>> BEGIN DATA LISTING

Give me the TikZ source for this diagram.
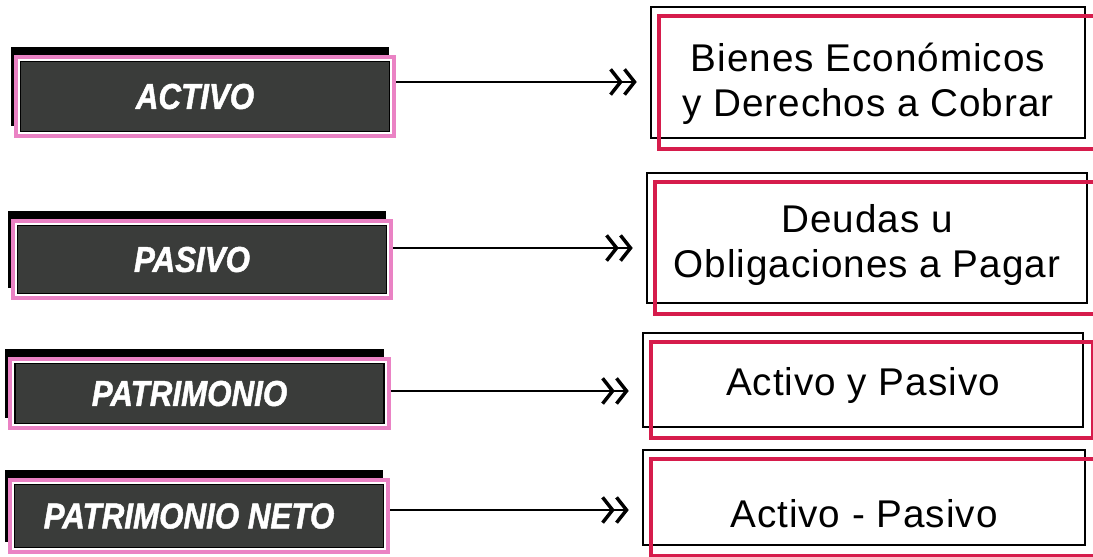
\documentclass[tikz,border=0pt]{standalone}
\usepackage{fontspec}
\setmainfont{Liberation Sans}
\newfontfamily\tagfont[FakeStretch=0.87,FakeBold=1.3]{Liberation Sans Bold Italic}
\newfontfamily\boxfont[LetterSpace=2.5]{Liberation Sans}
\usetikzlibrary{arrows.meta,shadows}
\definecolor{tagfill}{RGB}{58,60,58}
\definecolor{tagpink}{RGB}{234,130,196}
\definecolor{boxred}{RGB}{214,28,76}
\newcommand{\tg}{\tagfont\fontsize{27}{31}\selectfont}
\newcommand{\lo}[1]{\rule{0pt}{#1}}
\tikzset{
  tag/.style={draw=tagpink, line width=3pt, fill=white, minimum width=284pt,
    text=white, font=\tg, execute at end node={\kern15pt},
    general shadow={fill=black, shadow xshift=-3.75pt, shadow yshift=7.5pt},
    path picture={\draw[black, line width=1.2pt, fill=tagfill]
      ([shift={(3.6pt,-3.6pt)}]path picture bounding box.north west) rectangle
      ([shift={(-3.6pt,3.6pt)}]path picture bounding box.south east);}},
  defbox/.style={draw=black, line width=1.4pt, align=center,
    font=\boxfont\fontsize{29}{34}\selectfont},
  redframe/.style={draw=boxred, line width=3pt},
  conn/.style={line width=1.8pt, shorten >=10pt,
    -{Straight Barb[length=7.5pt,width=19pt,line width=2.6pt]
      Straight Barb[length=7.5pt,width=19pt,line width=2.6pt]}}
}

\begin{document}
\begin{tikzpicture}[x=0.75pt,y=-0.75pt]
  \useasboundingbox (0,0) rectangle (1093,557);
  % concepts
  \node[tag, minimum height=59.5pt] (tact) at (205,96.5)  {ACTIVO};
  \node[tag, minimum height=58pt]   (tpas) at (202,259.5) {PASIVO};
  \node[tag, minimum height=52pt]   (tpat) at (199.5,393.5) {PATRIMONIO};
  \node[tag, minimum height=54.3pt] (tnet) at (199,516)   {PATRIMONIO NETO};
  % definitions
  \node[defbox, minimum width=325.5pt, minimum height=98.25pt] (dact) at (868,72.5)
    {\lo{38.75pt}Bienes Económicos\\y Derechos a Cobrar};
  \node[defbox, minimum width=330pt, minimum height=97.5pt] (dpas) at (867,238)
    {\lo{32pt}Deudas u\\Obligaciones a Pagar};
  \node[defbox, minimum width=330pt, minimum height=70.5pt] (dpat) at (863,380)
    {\lo{29.8pt}Activo y Pasivo};
  \node[defbox, minimum width=331.5pt, minimum height=71.25pt] (dnet) at (864,497.5)
    {\lo{44.8pt}Activo - Pasivo};
  \draw[redframe] ([shift={(6.75pt,-7.5pt)}]dact.north west) rectangle ([shift={(6.75pt,-7.5pt)}]dact.south east);
  \draw[redframe] ([shift={(6.75pt,-7.5pt)}]dpas.north west) rectangle ([shift={(6.75pt,-7.5pt)}]dpas.south east);
  \draw[redframe] ([shift={(6.75pt,-7.5pt)}]dpat.north west) rectangle ([shift={(6.75pt,-7.5pt)}]dpat.south east);
  \draw[redframe] ([shift={(6.75pt,-7.5pt)}]dnet.north west) rectangle ([shift={(6.75pt,-7.5pt)}]dnet.south east);
  % arrows
  \draw[conn] ([yshift=10.9pt]tact.east) -- ([yshift=10.9pt]tact.east -| dact.west);
  \draw[conn] ([yshift=8.6pt]tpas.east)  -- ([yshift=8.6pt]tpas.east -| dpas.west);
  \draw[conn] ([yshift=1.9pt]tpat.east)  -- ([yshift=1.9pt]tpat.east -| dpat.west);
  \draw[conn] ([yshift=4.5pt]tnet.east)  -- ([yshift=4.5pt]tnet.east -| dnet.west);
\end{tikzpicture}
\end{document}
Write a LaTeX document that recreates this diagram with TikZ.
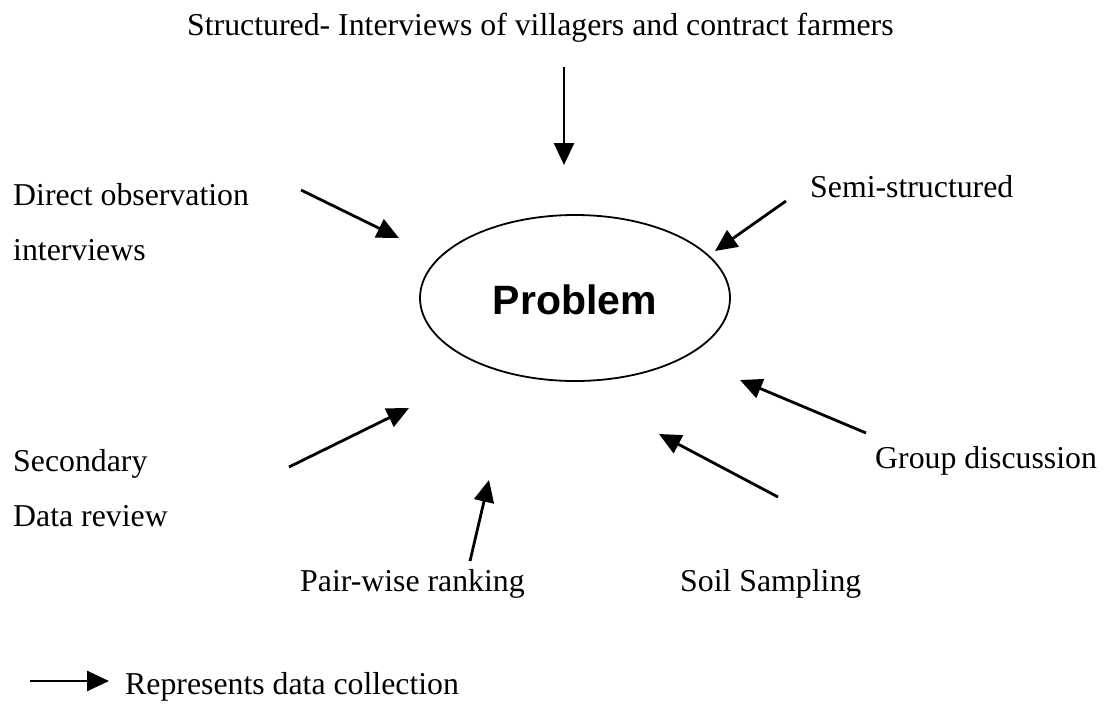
\documentclass[tikz,border=0pt]{standalone}
\usepackage{fontspec}
\setmainfont{Liberation Serif}
\newfontfamily\headfont{Liberation Sans}
\usetikzlibrary{arrows.meta,shapes.geometric}
\begin{document}
\begin{tikzpicture}[x=1pt,y=-1pt,
  lbl/.style={inner sep=0pt, font=\fontsize{31.8}{36}\selectfont},
  flow/.style={line width=2.8pt, -{Triangle[length=22pt,width=20pt]}},
  core/.style={ellipse, draw, line width=1.8pt, minimum width=310pt, minimum height=166pt, inner sep=0pt}]
\useasboundingbox (0,0) rectangle (1105,707);

% central problem
\node[core] (prob) at (575,298) {};
\node[inner sep=0pt, font=\headfont\bfseries\fontsize{41}{48}\selectfont] (probtxt) at (575,300) {Problem};

% labels
\node[lbl, anchor=base west] (struct) at (187,35) {Structured- Interviews of villagers and contract farmers};
\node[lbl, anchor=base west] (direct) at (13,205) {Direct observation};
\node[lbl, anchor=base west] (interv) at (13,260) {interviews};
\node[lbl, anchor=base west] (semi) at (810,197) {Semi-structured};
\node[lbl, anchor=base west] (second) at (13,471) {Secondary};
\node[lbl, anchor=base west] (datarev) at (13,526) {Data review};
\node[lbl, anchor=base west] (pair) at (300,591) {Pair-wise ranking};
\node[lbl, anchor=base west] (soil) at (680,591) {Soil Sampling};
\node[lbl, anchor=base west] (group) at (875,468) {Group discussion};
\node[lbl, anchor=base west] (legtxt) at (125,694) {Represents data collection};

% arrow ends
\coordinate (s1) at (564,67);   \coordinate (t1) at (564,165);
\coordinate (s2) at (301,190);  \coordinate (t2) at (399,238);
\coordinate (s3) at (786,201);  \coordinate (t3) at (715,251);
\coordinate (s4) at (289,467);  \coordinate (t4) at (409,408);
\coordinate (s5) at (470,561);  \coordinate (t5) at (489,480);
\coordinate (s6) at (778,497);  \coordinate (t6) at (659,434);
\coordinate (s7) at (866,433);  \coordinate (t7) at (740,380);
\coordinate (s8) at (30,681);   \coordinate (t8) at (109,681);

\foreach \i in {1,...,8} \draw[flow] (s\i) -- (t\i);
\end{tikzpicture}
\end{document}
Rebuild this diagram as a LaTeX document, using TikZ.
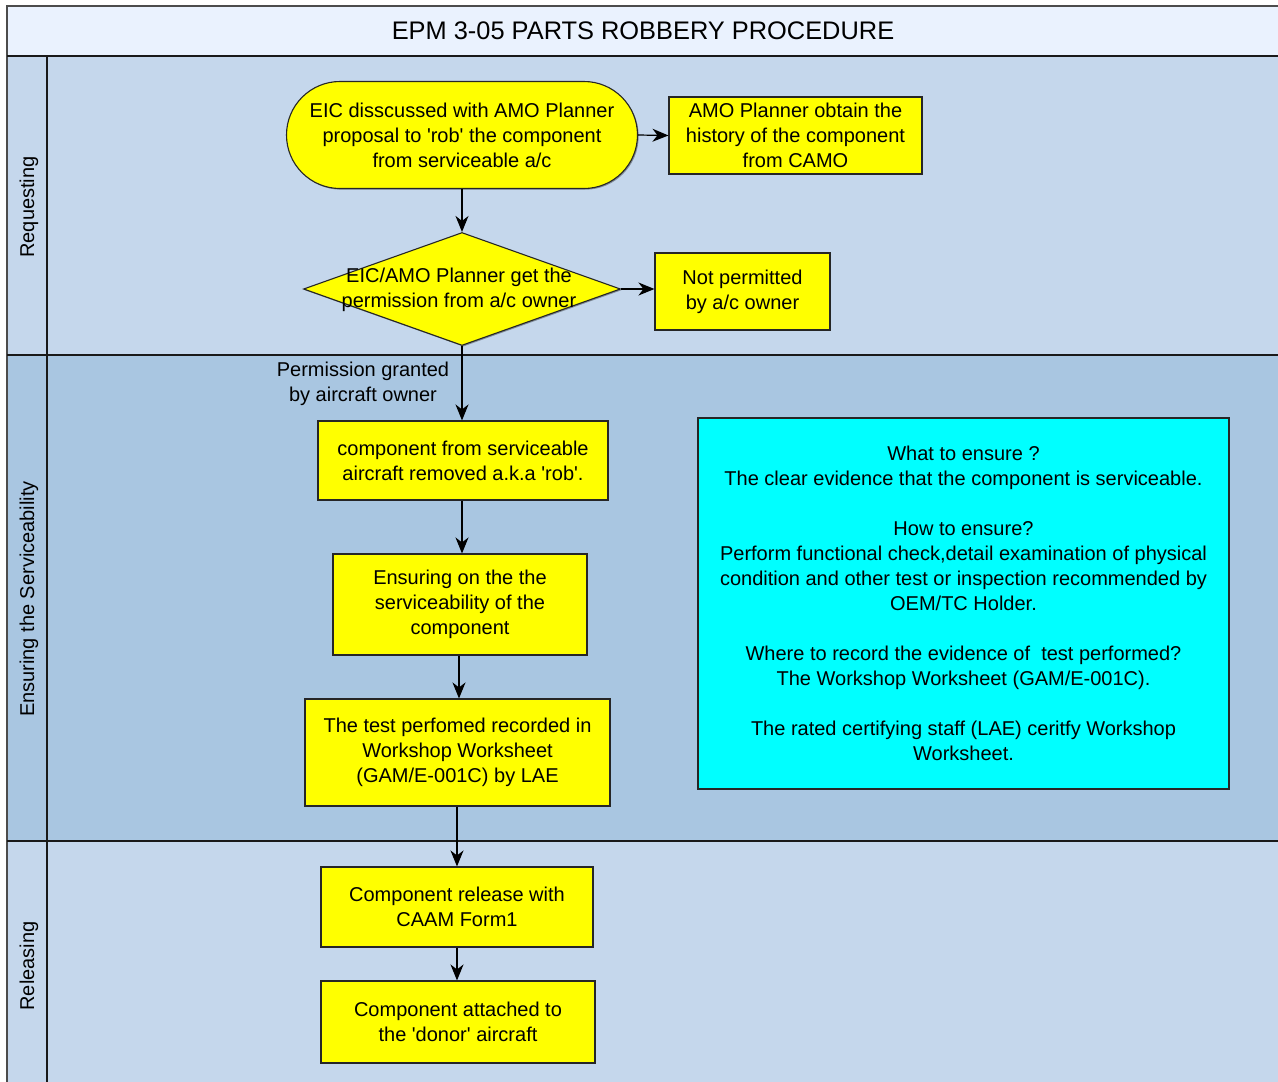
\documentclass[tikz,border=0pt]{standalone}
\usepackage{fontspec}
\setmainfont{Liberation Sans}
\usetikzlibrary{shapes.geometric,shapes.misc,arrows.meta,shadows}

\definecolor{titlefill}{HTML}{EAF2FE}
\definecolor{lanelight}{HTML}{C5D7EC}
\definecolor{lanedark}{HTML}{A9C6E1}
\definecolor{procyellow}{HTML}{FFFF00}
\definecolor{notecyan}{HTML}{00FFFF}

% straight apostrophe
\newcommand{\sq}{\textquotesingle}

\begin{document}
\begin{tikzpicture}[x=1pt,y=-1pt,
  font=\fontsize{20}{25}\selectfont,
  boxshadow/.style={drop shadow={shadow xshift=1.2pt,shadow yshift=-1.2pt,opacity=0.35,fill=black}},
  proc/.style={rectangle,draw=black!85,line width=1.1pt,fill=procyellow,align=center,inner sep=2pt,boxshadow},
  term/.style={rounded rectangle,draw=black!85,line width=1.1pt,fill=procyellow,align=center,inner sep=2pt,boxshadow},
  decide/.style={diamond,draw=black!85,line width=1.1pt,fill=procyellow,inner sep=0pt,boxshadow},
  note/.style={rectangle,draw=black!85,line width=1.1pt,fill=notecyan,align=center,inner sep=2pt,boxshadow},
  flow/.style={-{Stealth[length=16pt,width=13pt,inset=5pt]},line width=1.2pt},
  lanelabel/.style={rotate=90,anchor=center},
  laneline/.style={line width=1.4pt,draw=black!90}]

\useasboundingbox (0,0) rectangle (1278,1082);

% pool background: title band and three lanes
\fill[titlefill] (7,6) rectangle (1278,56);
\fill[lanelight] (7,56) rectangle (1278,355);
\fill[lanedark] (7,355) rectangle (1278,841);
\fill[lanelight] (7,841) rectangle (1278,1082);

% pool frame and lane separators
\draw[line width=2pt,draw=black!70] (1278,6) -- (7,6) -- (7,1082);
\draw[laneline] (7,56) -- (1278,56);
\draw[laneline] (7,355) -- (1278,355);
\draw[laneline] (7,841) -- (1278,841);
\draw[laneline] (47,56) -- (47,1082);

% title and lane names
\node (title) at (643,31) {\fontsize{25.4}{28}\selectfont EPM 3-05 PARTS ROBBERY PROCEDURE};
\node[lanelabel] (laneReq) at (29,207) {Requesting};
\node[lanelabel] (laneSrv) at (29,599) {Ensuring the Serviceability};
\node[lanelabel] (laneRel) at (29,966) {Releasing};

% Requesting lane
\node[term,minimum width=355pt,minimum height=107pt] (start) at (462,135)
  {EIC disscussed with AMO Planner\\proposal to \sq rob\sq\ the component\\from serviceable a/c};
\node[proc,minimum width=253pt,minimum height=77pt] (history) at (795.5,135.5)
  {AMO Planner obtain the\\history of the component\\from CAMO};
\node[decide,minimum width=317pt,minimum height=113pt] (perm) at (462,289) {};
\node[align=center] (permtext) at (459,290) {EIC/AMO Planner get the\\permission from a/c owner};
\node[proc,minimum width=175pt,minimum height=77pt] (denied) at (742.5,291.5)
  {Not permitted\\by a/c owner};

% Ensuring the Serviceability lane
\node[proc,minimum width=290pt,minimum height=79pt] (removed) at (463,460.5)
  {component from serviceable\\aircraft removed a.k.a \sq rob\sq.};
\node[proc,minimum width=254pt,minimum height=101pt] (ensure) at (460,604.5)
  {Ensuring on the the\\serviceability of the\\component};
\node[proc,minimum width=305pt,minimum height=107pt] (record) at (457.5,752.5)
  {The test perfomed recorded in\\Workshop Worksheet\\(GAM/E-001C) by LAE};
\node[note,minimum width=531pt,minimum height=371pt] (guide) at (963.5,603.5)
  {What to ensure ?\\
   The clear evidence that the component is serviceable.\\[25pt]
   How to ensure?\\
   Perform functional check,detail examination of physical\\
   condition and other test or inspection recommended by\\
   OEM/TC Holder.\\[25pt]
   Where to record the evidence of\ \ test performed?\\
   The Workshop Worksheet (GAM/E-001C).\\[25pt]
   The rated certifying staff (LAE) ceritfy Workshop\\
   Worksheet.};

% Releasing lane
\node[proc,minimum width=272pt,minimum height=80pt] (release) at (457,907)
  {Component release with\\CAAM Form1};
\node[proc,minimum width=274pt,minimum height=82pt] (attach) at (458,1022)
  {Component attached to\\the \sq donor\sq\ aircraft};

% connectors
\draw[flow] (start.south) -- (perm.north);
\draw[flow] (start.east) -- (history.west);
\draw[flow] (perm.east) -- (denied.west |- perm.east);
\draw[flow] (perm.south) -- (perm.south |- removed.north);
\node[align=center] (grant) at (363,383.5) {Permission granted\\by aircraft owner};
\draw[flow] (removed.south -| perm.south) -- (perm.south |- ensure.north);
\draw[flow] (ensure.south -| 459,0) -- (459,0 |- record.north);
\draw[flow] (record.south -| 457,0) -- (457,0 |- release.north);
\draw[flow] (release.south) -- (release.south |- attach.north);

\end{tikzpicture}
\end{document}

>> END DATA LISTING

GOAL:
Gather each line from the listing above that holds "with".

OUTPUT FOR THIS EXERCISE:
Write a LaTeX document that recreates this diagram with TikZ.
  {EIC disscussed with AMO Planner\\proposal to \sq rob\sq\ the component\\from serviceable a/c};
  {Component release with\\CAAM Form1};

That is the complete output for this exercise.